Beware all ye who enter here
Remember how I said yesterday this blog was about me?
Well, I actually should have said this blog is about Dallin and his poop.
It started so innocently. I stripped him down to eat his lunchtime pasta...similar to Spaghetti O's in color, but not so packed with preservatives. He made an exceptionally large mess...put his face down all the better to eat his pasta with, so he had an orange nose, forehead and round little cheeks.
I was snapping pictures of my little Jack O' Lantern when under the orange, he turned red. Great, I thought, even more to wipe off him.
Maybe Rite Aid brand diapers weren't such a good idea after all.
Well, not only did my son need to be cleaned up, his highchair needed to be disassembled and BLEACHED.

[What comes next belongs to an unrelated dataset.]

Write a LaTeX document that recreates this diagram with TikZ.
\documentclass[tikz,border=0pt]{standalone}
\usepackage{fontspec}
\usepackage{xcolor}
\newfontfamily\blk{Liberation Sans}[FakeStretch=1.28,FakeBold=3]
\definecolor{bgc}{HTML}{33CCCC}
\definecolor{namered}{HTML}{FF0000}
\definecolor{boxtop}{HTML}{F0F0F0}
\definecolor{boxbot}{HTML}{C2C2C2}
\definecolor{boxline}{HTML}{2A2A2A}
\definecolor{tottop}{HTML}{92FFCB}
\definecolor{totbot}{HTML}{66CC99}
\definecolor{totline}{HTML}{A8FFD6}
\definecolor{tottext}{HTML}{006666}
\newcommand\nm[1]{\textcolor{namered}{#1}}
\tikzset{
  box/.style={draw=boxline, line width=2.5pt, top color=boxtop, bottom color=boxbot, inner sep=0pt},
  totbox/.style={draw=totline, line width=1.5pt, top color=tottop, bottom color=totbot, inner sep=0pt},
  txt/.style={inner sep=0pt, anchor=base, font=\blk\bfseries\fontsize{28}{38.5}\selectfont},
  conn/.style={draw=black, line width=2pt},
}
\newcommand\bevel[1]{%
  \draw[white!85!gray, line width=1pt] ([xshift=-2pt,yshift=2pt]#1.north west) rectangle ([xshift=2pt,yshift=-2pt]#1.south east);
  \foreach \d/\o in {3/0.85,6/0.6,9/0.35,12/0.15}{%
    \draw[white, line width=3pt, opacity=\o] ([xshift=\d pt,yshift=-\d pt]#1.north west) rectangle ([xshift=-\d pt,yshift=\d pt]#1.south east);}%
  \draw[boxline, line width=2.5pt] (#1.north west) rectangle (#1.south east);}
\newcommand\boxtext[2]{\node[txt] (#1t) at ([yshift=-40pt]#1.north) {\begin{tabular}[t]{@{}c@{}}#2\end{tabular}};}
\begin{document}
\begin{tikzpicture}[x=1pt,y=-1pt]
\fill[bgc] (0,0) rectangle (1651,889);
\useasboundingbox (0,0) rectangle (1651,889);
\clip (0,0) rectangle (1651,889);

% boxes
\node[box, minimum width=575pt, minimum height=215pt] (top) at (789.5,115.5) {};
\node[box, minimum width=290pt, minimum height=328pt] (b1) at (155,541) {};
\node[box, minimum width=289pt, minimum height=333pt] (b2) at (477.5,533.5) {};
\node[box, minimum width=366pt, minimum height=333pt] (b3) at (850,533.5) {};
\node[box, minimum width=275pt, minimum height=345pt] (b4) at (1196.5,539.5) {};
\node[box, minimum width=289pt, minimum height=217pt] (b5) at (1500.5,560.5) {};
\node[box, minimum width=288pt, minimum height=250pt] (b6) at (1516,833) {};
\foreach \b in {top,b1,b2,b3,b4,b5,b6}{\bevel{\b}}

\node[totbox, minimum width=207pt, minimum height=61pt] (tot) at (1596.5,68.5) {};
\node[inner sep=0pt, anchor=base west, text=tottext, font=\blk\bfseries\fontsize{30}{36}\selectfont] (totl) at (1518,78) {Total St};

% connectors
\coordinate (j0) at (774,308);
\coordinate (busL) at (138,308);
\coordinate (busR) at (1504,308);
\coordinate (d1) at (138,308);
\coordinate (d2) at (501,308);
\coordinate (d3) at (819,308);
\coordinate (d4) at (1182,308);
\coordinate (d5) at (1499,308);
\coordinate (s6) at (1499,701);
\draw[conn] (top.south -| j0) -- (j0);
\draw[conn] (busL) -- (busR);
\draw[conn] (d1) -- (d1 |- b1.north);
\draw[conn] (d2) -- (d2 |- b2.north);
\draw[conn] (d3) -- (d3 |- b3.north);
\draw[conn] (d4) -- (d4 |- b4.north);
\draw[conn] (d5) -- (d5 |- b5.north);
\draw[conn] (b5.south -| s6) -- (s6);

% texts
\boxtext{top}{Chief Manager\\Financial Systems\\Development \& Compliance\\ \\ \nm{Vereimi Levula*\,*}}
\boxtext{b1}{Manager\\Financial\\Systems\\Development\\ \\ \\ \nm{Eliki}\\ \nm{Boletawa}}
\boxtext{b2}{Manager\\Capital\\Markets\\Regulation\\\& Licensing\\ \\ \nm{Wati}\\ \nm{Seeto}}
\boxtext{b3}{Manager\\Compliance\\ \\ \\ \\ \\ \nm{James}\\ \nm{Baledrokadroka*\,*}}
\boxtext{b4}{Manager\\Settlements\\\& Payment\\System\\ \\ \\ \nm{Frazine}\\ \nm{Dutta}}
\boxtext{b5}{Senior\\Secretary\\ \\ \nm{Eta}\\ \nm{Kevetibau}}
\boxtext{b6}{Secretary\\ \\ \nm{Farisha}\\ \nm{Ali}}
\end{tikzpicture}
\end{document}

His little toosh was red and sore, so I let him go wild and free while I cleaned up the rest of his lunch and poop smears....as I hardly need add, against my own better judgment. He's peed around the house before, after all.

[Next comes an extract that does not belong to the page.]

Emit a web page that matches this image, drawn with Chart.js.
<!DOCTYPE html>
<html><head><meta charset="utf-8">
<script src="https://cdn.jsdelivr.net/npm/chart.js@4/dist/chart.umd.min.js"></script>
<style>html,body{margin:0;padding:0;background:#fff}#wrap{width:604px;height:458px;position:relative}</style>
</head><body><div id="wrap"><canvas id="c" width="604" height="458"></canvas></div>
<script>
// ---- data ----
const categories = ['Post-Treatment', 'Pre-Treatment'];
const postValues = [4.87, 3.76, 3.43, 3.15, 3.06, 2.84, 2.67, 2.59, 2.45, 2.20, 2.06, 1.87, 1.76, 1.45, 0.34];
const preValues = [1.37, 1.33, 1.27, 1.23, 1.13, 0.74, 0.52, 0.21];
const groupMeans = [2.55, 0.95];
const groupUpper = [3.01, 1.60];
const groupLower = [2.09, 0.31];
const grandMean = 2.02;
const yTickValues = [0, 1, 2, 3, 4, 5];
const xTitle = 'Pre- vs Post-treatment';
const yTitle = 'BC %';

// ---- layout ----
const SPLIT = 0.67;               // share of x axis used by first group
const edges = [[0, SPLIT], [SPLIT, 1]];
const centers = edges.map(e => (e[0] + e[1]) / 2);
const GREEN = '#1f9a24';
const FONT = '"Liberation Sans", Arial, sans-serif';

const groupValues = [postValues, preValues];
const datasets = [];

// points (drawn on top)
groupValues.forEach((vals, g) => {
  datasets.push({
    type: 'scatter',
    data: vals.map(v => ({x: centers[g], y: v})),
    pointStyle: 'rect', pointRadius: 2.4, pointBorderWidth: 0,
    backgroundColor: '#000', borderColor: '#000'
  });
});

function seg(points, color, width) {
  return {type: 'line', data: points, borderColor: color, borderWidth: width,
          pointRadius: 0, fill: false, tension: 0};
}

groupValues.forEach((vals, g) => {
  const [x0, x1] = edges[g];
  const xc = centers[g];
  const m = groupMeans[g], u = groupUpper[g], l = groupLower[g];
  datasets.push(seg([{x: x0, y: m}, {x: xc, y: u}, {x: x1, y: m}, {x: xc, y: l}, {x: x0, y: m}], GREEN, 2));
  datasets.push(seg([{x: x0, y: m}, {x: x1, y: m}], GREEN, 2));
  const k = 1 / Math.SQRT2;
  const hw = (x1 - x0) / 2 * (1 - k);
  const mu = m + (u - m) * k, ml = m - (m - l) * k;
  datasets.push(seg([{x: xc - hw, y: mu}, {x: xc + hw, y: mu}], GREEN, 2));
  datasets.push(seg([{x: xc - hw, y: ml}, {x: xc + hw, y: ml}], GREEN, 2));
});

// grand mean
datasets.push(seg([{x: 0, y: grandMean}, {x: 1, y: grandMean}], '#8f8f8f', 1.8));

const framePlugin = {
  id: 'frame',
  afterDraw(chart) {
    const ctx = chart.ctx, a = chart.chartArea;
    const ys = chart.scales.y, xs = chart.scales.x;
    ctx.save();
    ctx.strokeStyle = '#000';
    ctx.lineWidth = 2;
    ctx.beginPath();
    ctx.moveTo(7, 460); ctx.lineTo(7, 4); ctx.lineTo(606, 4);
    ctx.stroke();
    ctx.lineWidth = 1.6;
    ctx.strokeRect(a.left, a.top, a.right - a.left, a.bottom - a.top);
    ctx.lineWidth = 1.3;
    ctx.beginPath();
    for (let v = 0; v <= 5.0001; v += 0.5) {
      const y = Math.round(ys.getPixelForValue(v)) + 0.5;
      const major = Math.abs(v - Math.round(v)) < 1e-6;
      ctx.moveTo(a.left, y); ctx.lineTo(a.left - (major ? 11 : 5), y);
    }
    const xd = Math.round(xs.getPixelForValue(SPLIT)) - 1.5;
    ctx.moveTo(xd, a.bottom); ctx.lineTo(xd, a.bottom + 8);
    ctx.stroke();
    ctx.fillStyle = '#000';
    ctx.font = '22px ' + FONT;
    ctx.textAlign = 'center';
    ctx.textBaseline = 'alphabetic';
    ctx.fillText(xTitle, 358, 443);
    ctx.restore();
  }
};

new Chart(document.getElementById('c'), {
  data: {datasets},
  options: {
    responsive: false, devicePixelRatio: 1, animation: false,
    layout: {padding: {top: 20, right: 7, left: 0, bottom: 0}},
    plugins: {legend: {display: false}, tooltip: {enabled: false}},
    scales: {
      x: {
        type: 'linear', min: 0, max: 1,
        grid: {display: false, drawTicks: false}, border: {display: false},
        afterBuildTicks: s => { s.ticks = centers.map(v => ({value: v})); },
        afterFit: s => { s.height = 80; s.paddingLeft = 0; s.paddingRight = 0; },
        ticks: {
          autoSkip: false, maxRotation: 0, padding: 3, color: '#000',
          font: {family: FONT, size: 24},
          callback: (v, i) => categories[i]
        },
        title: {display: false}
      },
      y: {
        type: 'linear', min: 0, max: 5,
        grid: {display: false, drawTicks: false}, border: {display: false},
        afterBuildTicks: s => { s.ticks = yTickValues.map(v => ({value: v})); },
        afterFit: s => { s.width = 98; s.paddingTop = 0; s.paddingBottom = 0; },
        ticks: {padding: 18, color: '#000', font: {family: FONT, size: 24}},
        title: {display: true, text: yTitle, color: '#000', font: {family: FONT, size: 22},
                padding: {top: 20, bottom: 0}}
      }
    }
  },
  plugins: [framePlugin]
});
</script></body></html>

WHO REALLY WOULD HAVE EXPECTED HIM TO POOP?! AGAIN?!!!!!
I turned to find him spreading his legs, adding to a pile of disgustingness that was already on the rug. Another foot and it would have been on the linoleum. But no. It had to be on the rug, which not only is a household item I really like, it was also a wedding gift from some very dear and special friends.

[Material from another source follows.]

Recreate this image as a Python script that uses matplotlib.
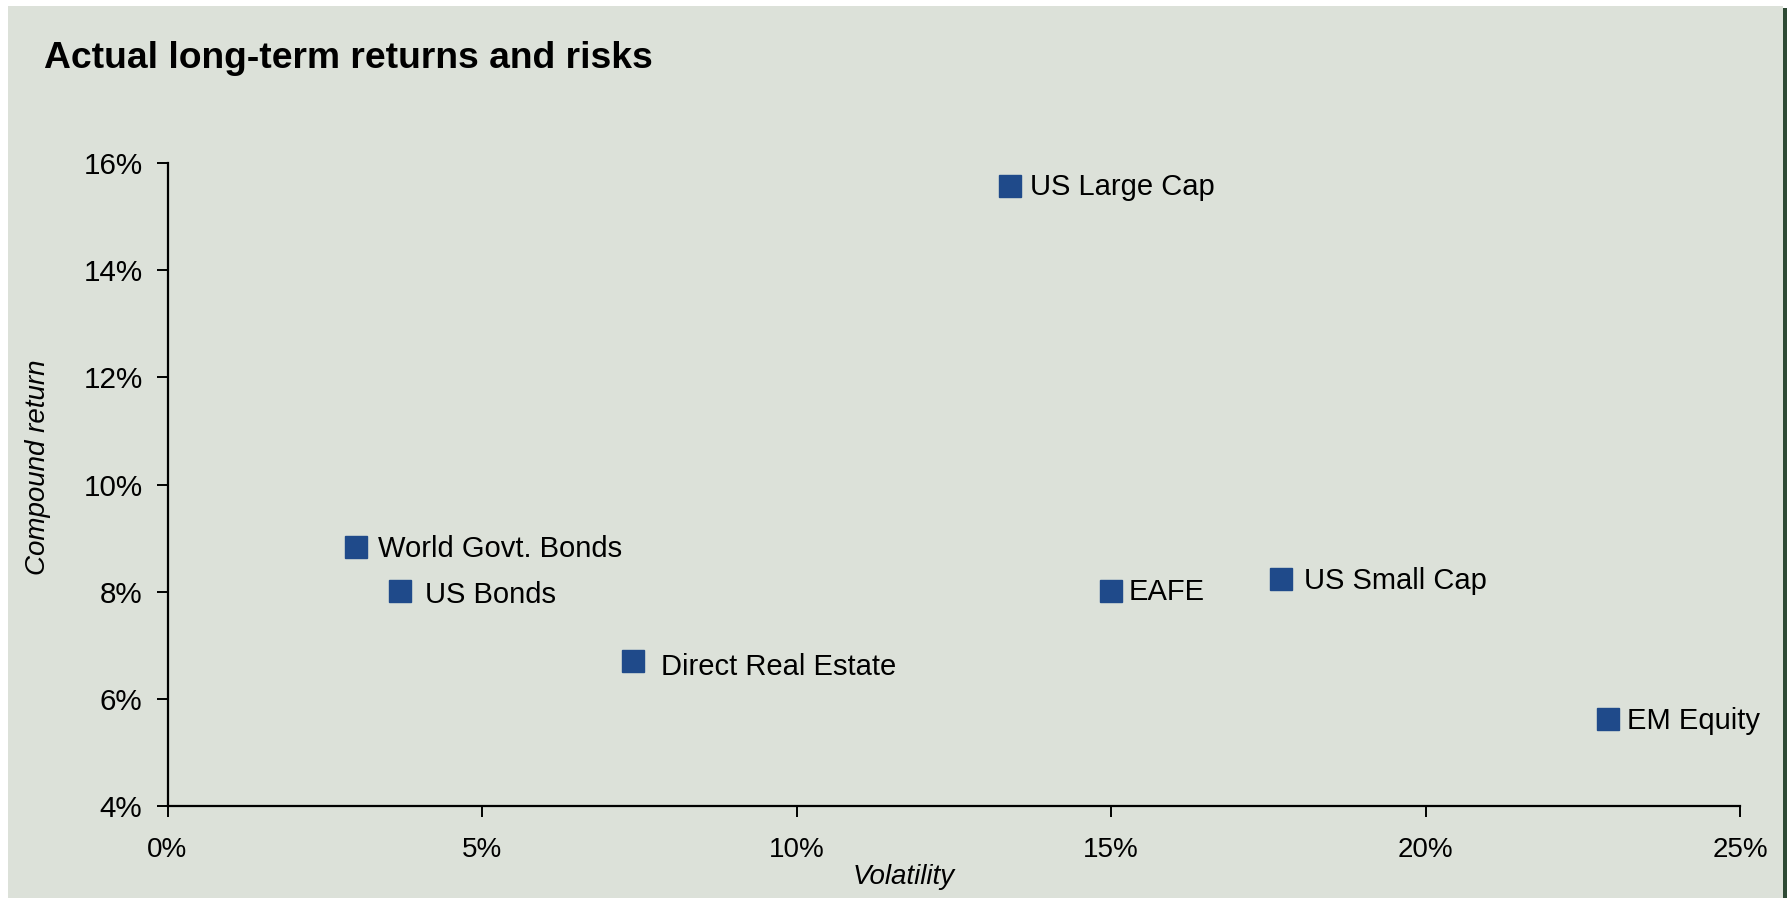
import matplotlib.pyplot as plt
from matplotlib.patches import Rectangle
from matplotlib.ticker import FuncFormatter

plt.rcParams['font.family'] = ['Liberation Sans', 'DejaVu Sans']

assets = ['US Large Cap', 'World Govt. Bonds', 'US Bonds', 'Direct Real Estate',
          'EAFE', 'US Small Cap', 'EM Equity']
volatility = [13.4, 3.0, 3.7, 7.4, 15.0, 17.7, 22.9]
compound_return = [15.57, 8.83, 8.02, 6.70, 8.02, 8.23, 5.62]

x_ticks = [0, 5, 10, 15, 20, 25]
y_ticks = [4, 6, 8, 10, 12, 14, 16]

# label offsets in points (dx, dy) from each marker
label_offsets = [(14, -1), (16, -1), (18, -3), (20, -4), (13, -1), (17, -1), (14, -1)]

bg = '#dce1d9'
marker_col = '#1f4a8a'

W, H = 1787, 898
fig = plt.figure(figsize=(W / 100, H / 100), dpi=100, facecolor='white')

# panel background and dark edge on the right
fig.patches.append(Rectangle((8 / W, 0), (1783 - 8) / W, 1 - 6 / H,
                             transform=fig.transFigure, facecolor=bg,
                             edgecolor='none', zorder=-2))
fig.patches.append(Rectangle((1783 / W, 0), 4 / W, 1 - 8 / H,
                             transform=fig.transFigure, facecolor='#2e4a34',
                             edgecolor='none', zorder=-2))

ax = fig.add_axes([167.5 / W, 1 - 806 / H, (1740 - 167.5) / W, (806 - 163) / H])
ax.set_facecolor(bg)

ax.plot(volatility, compound_return, linestyle='none', marker='s',
        markersize=16, color=marker_col, clip_on=False)

for name, x, y, (dx, dy) in zip(assets, volatility, compound_return, label_offsets):
    ax.annotate(name, (x, y), xytext=(dx, dy), textcoords='offset points',
                ha='left', va='center', fontsize=21, color='black')

ax.set_xlim(0, 25)
ax.set_ylim(4, 16)
ax.set_xticks(x_ticks)
ax.set_yticks(y_ticks)
pct = FuncFormatter(lambda v, _: f'{v:.0f}%')
ax.xaxis.set_major_formatter(pct)
ax.yaxis.set_major_formatter(pct)

for side in ('top', 'right'):
    ax.spines[side].set_visible(False)
for side in ('left', 'bottom'):
    ax.spines[side].set_linewidth(1.6)
    ax.spines[side].set_color('black')

ax.tick_params(axis='x', length=8, width=1.4, pad=14, labelsize=20)
ax.tick_params(axis='y', length=8, width=1.4, pad=10, labelsize=21.3)

fig.text(44 / W, 1 - 59 / H, 'Actual long-term returns and risks',
         fontsize=26.8, fontweight='bold', ha='left', va='center')
fig.text(38 / W, 1 - 467 / H, 'Compound return', fontsize=20, style='italic',
         rotation=90, ha='center', va='center')
fig.text(904 / W, 1 - 877 / H, 'Volatility', fontsize=20, style='italic',
         ha='center', va='center')

fig.savefig('out.png', dpi=100, facecolor=fig.get_facecolor())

Oh, and WHO REALLY WOULD HAVE EXPECTED HIM TO STEP IN IT AND GRIND IT INTO THE RUG?!
I grabbed him by his skinny little arms and whisked him away to the bathtub, where he happily played while his Mommy scrubbed poop out of the fibers of the rug.

In the meantime, he also contented himself by pulling the splash guard towel Mommy put down into the tub with him (I'm feeling a strange sense of déjà vu).

And here I thought working with special needs children in a Romanian orphanage had prepared me for any grossness I may encounter. Apparently the memories have faded.
I think I need to go back to Romania.
8 comments:
Ummm....those pictures are DISGUSTING! But I was laughing hysterically the whole time...mostly about the fact that you were taking pictures of all of the grossness while it was going on. Hey, the day can only get better, right?! :)
"OH MY GOSH", shades of your brother Sean!!!!!!!!!!!!! Well, I managed to live through it, but then again I ONLY had one son. Got to love my grandson!!!! I laughed so hard I nearly fell off the chair. I hope he doesn't do that when he is living here this summer....the green carpet downstairs might look like lawn to him and if he is like his uncle, all the better to pee on!
Oh my. I chuckled at the censorship spot! I guess this prepares you for potty-training!!
Yikes! I'll take my non-napping 7-month-old today. Treat yourself to a bubble bath or something after he goes to bed.
Yes, I agree! I'll go! (I'd even sleep on the couch again!)
Oh, my goodness, that is quite a story. I have to admit, even though those are some nasty pictures, I was laughing my head off. I'm sorry.
When I read this post all I could think was "OH MY GOSH, WHAT HAVE I DONE!!!!!" thanks for keeping it real, I'm sure we'll be trading poop storiees in no time. yay?
Ah, now I SEE what all the buzz was about. I'm gagging over here! Sheesh. You crack me up!!